Dabei hat er m.E. mehrere Dinge ausgespart: 1. Die Bedeutung des MIK in Israel, damit einhergehend eine permanente Überproduktion von Offizieren (sowie Sicherheitspersonal) und ein Exportmodell, das militärische Konflikte exportiert. 2. Dass die “Siedler” ein ideologisch aufgeladener Export von (orthodoxem/und ultraorthodoxen) Menschenmaterial sind, die man als Wählerbasis einerseits gewinnen, andererseits (damit) loswerden will. 3. Die Zentralisierung politischer Macht durch die ökonomische Macht weniger Familien in Israel.
Von den (in Israel) angekündigten Untersuchungen von Punkt 3 ist hier keine Rede.
Ich würde mir wünschen, Zuckermann würde sich mit Hever in Verbindung setzen und wir hätten hier einen verständigen Austausch.
Als Ergänzung ein Bericht über Black Rock in Israel
https://en.globes.co.il/en/article-blackrock-set-for-israel-expansion-1001234111
Der Autor schreibt :
“Wie konnte es kommen, dass sie sich von der ….. emanzipativ-humanistische(n) Ahnenreihe loslösten, um sich Ideologie und Praxis des Faschismus, Rassismus, der Apartheid, der Gewaltverherrlichung und des Fremdenhasses als Grundlage ihres Staates anzueignen?”

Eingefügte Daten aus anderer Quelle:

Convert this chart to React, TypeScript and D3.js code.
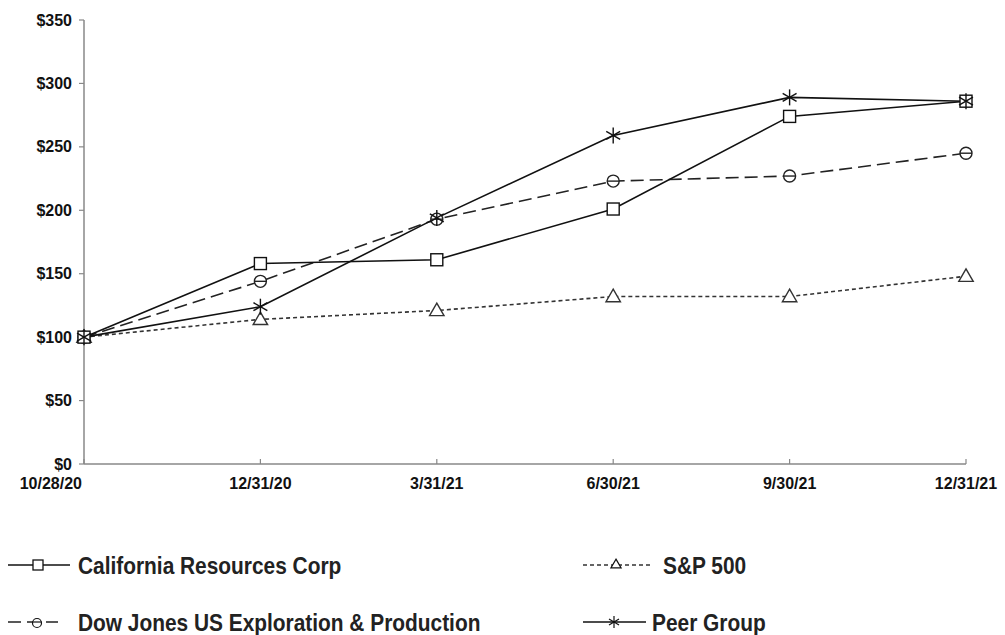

Ich kann als Nicht-Jude nur immer wieder dieselbe Vermutung aüßern : Das Trauma des Holocaust’s ? Die angesichts des grassierenden, weltweiten Antisemtitismus verständliche Angst, dass sich die Shoa jederzeit wiederholen könnte, und die damit verbunde Sorge, den Staat Israel – als sichere Fluchtburg für alle Fälle – zu verlieren ?

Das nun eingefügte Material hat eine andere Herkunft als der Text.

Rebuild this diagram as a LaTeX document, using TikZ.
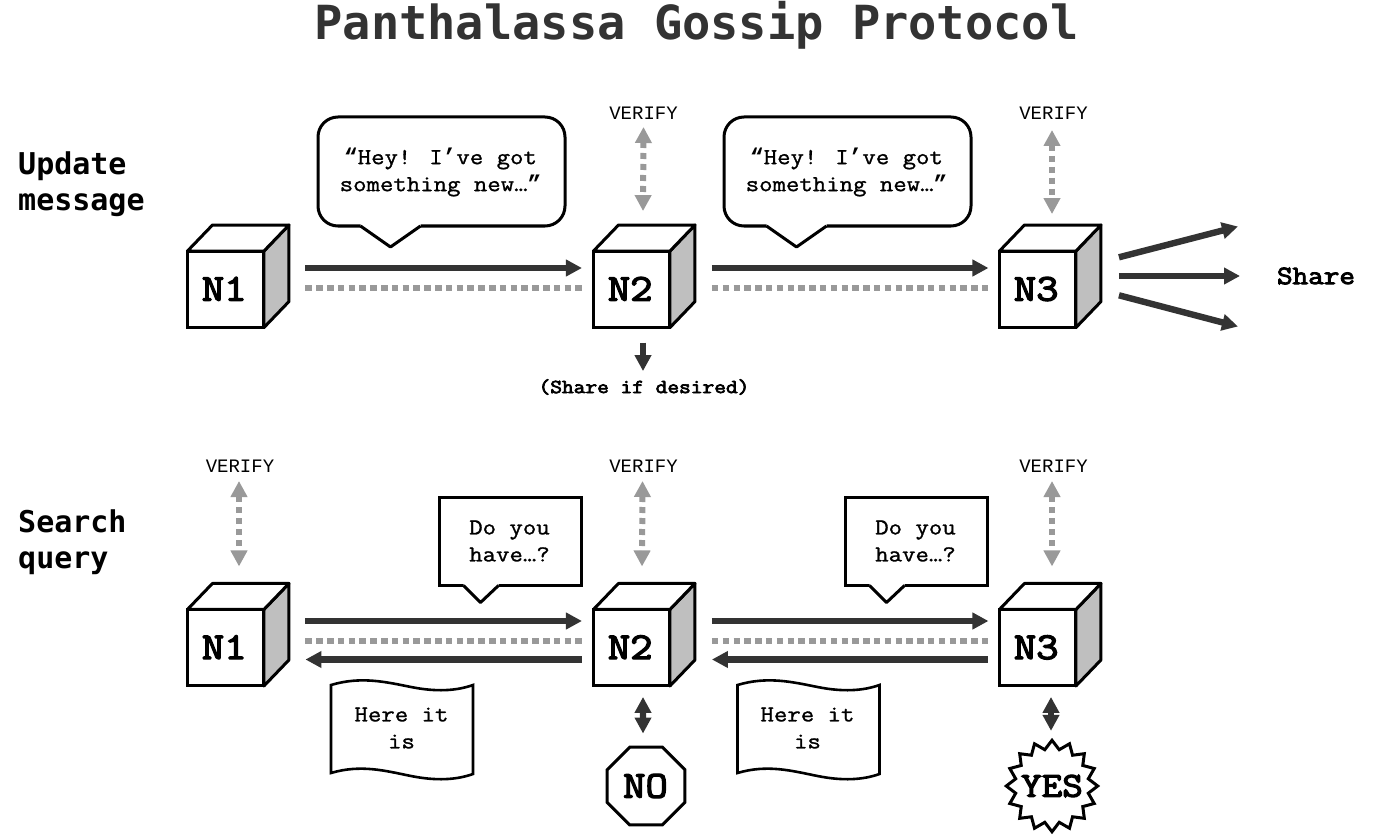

Die Fragezeichen verführten mich, den Faden aufzunehmen. Ich glaube, es gibt kein Volk mit irgendeiner Ahnenreihe. Die Vorbilder aus der Zeit der Aufkärung und danach – Marx wird etwas abseits dargestellt auf dem Bild – sind untauglich, den Charakter eines Volkes abzuleiten. Der Autor weiß das auch, aber er argumentiert nicht im politisch luftleeren Raum. Was wir im Staat Israel erleben, ist auch nicht das Ergebnis des Holocaust. Dazu fing dieses Unglück des Staatseinwollens viel zu früh an. Ein Staatseinwollen um jeden Preis, auch um den Preis von Vertreibung und Vernichtung anderer. Dieser Makel schwebt nun wie ein Damoklesschwert über diesem Land. Und so versucht dieses Land, die selbstgewählte Blindheit gegenüber seinen eigenen Verbrechen dem Rest der Welt ebenfalls zu verordnen.

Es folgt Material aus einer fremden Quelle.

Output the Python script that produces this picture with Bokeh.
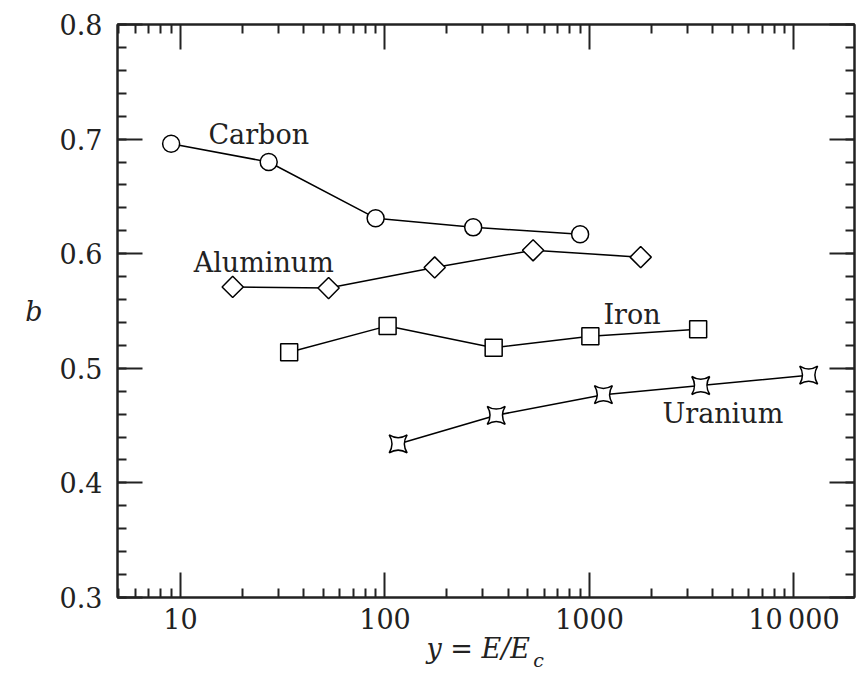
import numpy as np
from bokeh.plotting import figure
from bokeh.models import (LogAxis, LinearAxis, FixedTicker, SingleIntervalTicker,
                          Label, Range1d)
from bokeh.embed import file_html
from bokeh.resources import INLINE

# ---- data ----
carbon_x = [9, 27, 90, 270, 900]
carbon_b = [0.696, 0.680, 0.631, 0.623, 0.617]
aluminum_x = [18, 53, 175, 530, 1780]
aluminum_b = [0.571, 0.570, 0.588, 0.603, 0.597]
iron_x = [34, 103, 340, 1010, 3400]
iron_b = [0.514, 0.537, 0.518, 0.528, 0.534]
uranium_x = [116, 350, 1170, 3500, 11800]
uranium_b = [0.434, 0.459, 0.477, 0.485, 0.494]

x_major_ticks = [10, 100, 1000, 10000]
x_tick_labels = {10: "10", 100: "100", 1000: "1000", 10000: "10\u2009000"}
x_minor_ticks = [m * d for d in (1, 10, 100, 1000) for m in range(2, 10)] + [5, 6, 7, 8, 9]

series_labels = ["Carbon", "Aluminum", "Iron", "Uranium"]
x_title = "y = E/E"
x_title_sub = "c"

FONT = "DejaVu Serif"
FS = "27px"
INK = "#222222"

p = figure(width=856, height=673, x_axis_type="log",
           x_range=Range1d(4.92, 19770), y_range=Range1d(0.3, 0.8),
           output_backend="svg", toolbar_location=None,
           min_border_left=117, min_border_right=2,
           min_border_top=24, min_border_bottom=74)
p.xgrid.visible = False
p.ygrid.visible = False
p.outline_line_color = INK
p.outline_line_width = 2
p.background_fill_color = "white"
p.border_fill_color = "white"

xticker = FixedTicker(ticks=x_major_ticks, minor_ticks=x_minor_ticks)
yticker = SingleIntervalTicker(interval=0.1, num_minor_ticks=5)


def style_axis(ax, show_labels=True):
    ax.axis_line_color = INK
    ax.axis_line_width = 2
    ax.major_tick_line_color = INK
    ax.major_tick_line_width = 2
    ax.minor_tick_line_color = INK
    ax.minor_tick_line_width = 2
    ax.major_tick_in = 25
    ax.major_tick_out = 0
    ax.minor_tick_in = 9
    ax.minor_tick_out = 0
    ax.major_label_text_font = FONT
    ax.major_label_text_font_size = FS if show_labels else "0px"
    ax.major_label_text_color = INK if show_labels else None


# bottom x axis
xa = p.xaxis[0]
xa.ticker = xticker
xa.major_label_overrides = x_tick_labels
style_axis(xa)
xa.major_label_standoff = 6

# left y axis
ya = p.yaxis[0]
ya.ticker = yticker
style_axis(ya)
ya.major_label_standoff = 15
ya.axis_label = "b"
ya.axis_label_orientation = "horizontal"
ya.axis_label_text_font = FONT
ya.axis_label_text_font_style = "italic"
ya.axis_label_text_font_size = FS
ya.axis_label_text_color = INK
ya.axis_label_standoff = 14

# mirrored top / right axes
top = LogAxis(ticker=xticker)
style_axis(top, show_labels=False)
top.major_label_standoff = 0
p.add_layout(top, "above")

right = LinearAxis(ticker=yticker)
style_axis(right, show_labels=False)
right.major_label_standoff = 0
p.add_layout(right, "right")


# x-axis title "y = E/E_c", built from two label-only axes
def text_axis(pos, text, size, standoff):
    ax = LogAxis(ticker=FixedTicker(ticks=[pos], minor_ticks=[]))
    ax.major_label_overrides = {pos: text}
    ax.axis_line_color = None
    ax.major_tick_line_color = None
    ax.minor_tick_line_color = None
    ax.major_tick_in = 0
    ax.major_tick_out = 0
    ax.minor_tick_in = 0
    ax.minor_tick_out = 0
    ax.major_label_text_font = FONT
    ax.major_label_text_font_style = "italic"
    ax.major_label_text_font_size = size
    ax.major_label_text_color = INK
    ax.major_label_standoff = standoff
    return ax


p.add_layout(text_axis(286, x_title, FS, -5), "below")
p.add_layout(text_axis(564, x_title_sub, "19px", -18), "below")

# series
LW = 1.5
p.line(carbon_x, carbon_b, line_color="black", line_width=LW)
p.scatter(carbon_x, carbon_b, marker="circle", size=17, fill_color="white",
          line_color="black", line_width=LW)

p.line(aluminum_x, aluminum_b, line_color="black", line_width=LW)
p.scatter(aluminum_x, aluminum_b, marker="square", angle=np.pi / 4, size=15,
          fill_color="white", line_color="black", line_width=LW)

p.line(iron_x, iron_b, line_color="black", line_width=LW)
p.scatter(iron_x, iron_b, marker="square", size=17, fill_color="white",
          line_color="black", line_width=LW)

p.line(uranium_x, uranium_b, line_color="black", line_width=LW)
p.scatter(uranium_x, uranium_b, marker="square_pin", size=18, fill_color="white",
          line_color="black", line_width=LW)

# series labels
for txt, lx, ly in zip(series_labels, [13.7, 11.6, 1170, 2275],
                       [0.7043, 0.5921, 0.5468, 0.4608]):
    p.add_layout(Label(x=lx, y=ly, text=txt, text_font=FONT, text_font_size=FS,
                       text_color=INK, text_align="left",
                       text_baseline="alphabetic"))

open("out.html", "w").write(file_html(p, INLINE))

Soviel ich weiß waren die großen Einwanderungswellen von Juden nach Israel direkte Folgen von Gewaltwellen gegen Juden, und nicht die Folge von religiöser Schwärmerei :
– die Masseneinwanderung nach den Pogromen in Galizien Anfang des 20 Jahrhunderts
– die Masseneinwanderung nach dem Holocaust
– die Masseneinwanderung eines Teils der ca. 800.000 aus muslimischen Ländern vertrieben Juden.
– die Masseneinwanderung von polnischen Juden in den 60er Jahren des letzten Jahrhunderts.
Das waren Menschen die vor Gewalt geflohen sind, und keine religiösen Fanatiker !
Sie schreiben :
” Dazu fing dieses Unglück des Staatseinwollens viel zu früh an. ”
Hierzu möchte ich Shlomo Sand zum Thema “Zionismus und Vererbung” zitieren :
“das soll nicht heißen, dass es keine Verherrlichung des ‘jüdischen Genius’ gab und keine Lobreden auf die außergewöhnlichen Eigenschaften der Juden ….. Doch solange sie aus dem Mund einer schwachen und verfolgten Minderheit kamen, klangen sie eher lächerlich als bedrohlich, vielleicht mitleiderregend, aber nicht gefährlich”
Friedrich Engels schrieb 1874 in Bezug auf das damalige russisch-polnische Verhältnis (und Wladimir Iljitsch hat’s gerne zitiert):
“Ein Volk, das andere unterdrückt, kann sich nicht selbst emanzipieren. Die Macht, deren es zur Unterdrückung der andern bedarf, wendet sich schließlich immer gegen es selbst. Solange russische Soldaten in Polen stehen, kann das russische Volk sich weder politisch noch sozial befreien. Bei dem jetzigen Stand der russischen Entwicklung aber ist es unzweifelhaft, daß an dem Tage, wo Rußland Polen verliert, in Rußland selbst die Bewegung mächtig genug wird, die bestehende Ordnung der Dinge zu stürzen. Unabhängigkeit Polens und Revolution in Rußland bedingen sich gegenseitig.”
(F. Engels Flüchtlingsliteratur, 1874/75)
Die Parallele bedarf eigentlich kaum einer Erläuterung. Die mehr als 56 Jahre andauernde kontinuierliche Praxis der Repression gegen den nicht-jüdischen Teil der Bevölkerung, die ein erheblicher Teil der jüdischen Bevölkerung während des Wehrdienstes handfest einübt, ist wirksamer als alle humanistischen Ahnenreihen sowie die historische Erfahrung der unterdrückten Vorfahren.
P.S.
Engels (materialistischem) Diktum folgend hat Lenin übrigens den Staatsaufbau des postrevolutionären Russlands konzipiert, was heutige russische Nationalisten, die wie Putin dem Gründervater vorwerfen, die von ihm ins Werk gesetzte Föderalisierung des Staates habe wie eine Zeitzünderbombe gewirkt, natürlich nicht verstehen können.